Tel est, en quelques mots, l’épisode que le poète russe a choisi. Quoique l’œuvre dans laquelle il l’a retracé ait été mutilée par le temps, il est facile, comme on va le voir, de retrouver dans ces poétiques débris les circonstances principales de la relation que nous venons d’emprunter aux chroniqueurs.

Après un court exorde, dans lequel il regrette de ne pouvoir se livrer à ses inspirations comme le grand poète Boïane[2], le chantre d’Igor donne la parole à son héros, qui se dispose à entrer en campagne. Le prince est au milieu de ses soldats; mais tout à coup le soleil s’obscurcit. Ce sinistre présage ne l’ébranle point, il persiste à marcher contre les Polovtsi.— « Frères et drougina, s’écrie-t-il fièrement, il vaut mieux être morts que prisonniers; montons sur nos chevaux agiles, et dirigeons-nous vers le Don aux flots azurés.
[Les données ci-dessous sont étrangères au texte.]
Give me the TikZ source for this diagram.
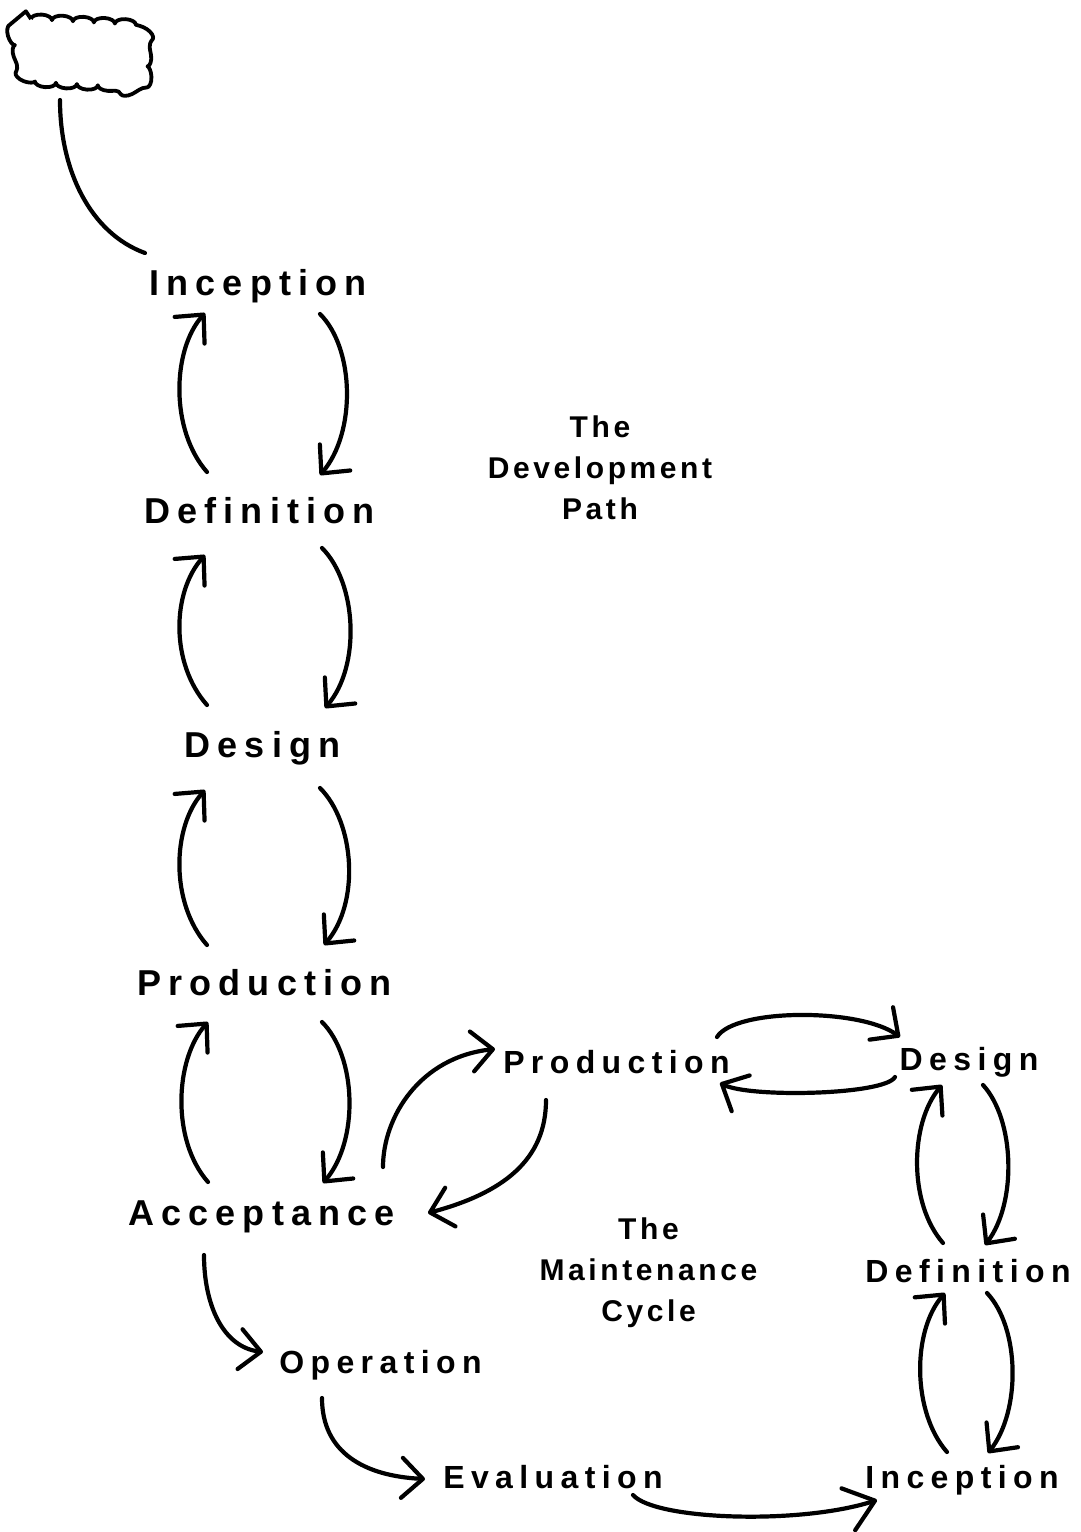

Allons rompre une lance dans les plaines des Polovtsi; je veux y reposer ma tête, ou boire toute l’eau du Don avec mon casque. » — Le poète interrompt ici son récit; il adresse une nouvelle invocation à Boïane, et regrette

  1. Boisson des Tatars et des autres tribus nomades de ces contrées : elle est faite de lait de jument fermenté.
  2. On suppose généralement que Boïane était un poète slave très célèbre qui vivait au XIe siècle. Quelques critiques ont prétendu que ce mot était un terme générique et qu’il signifiait chantre ou barde.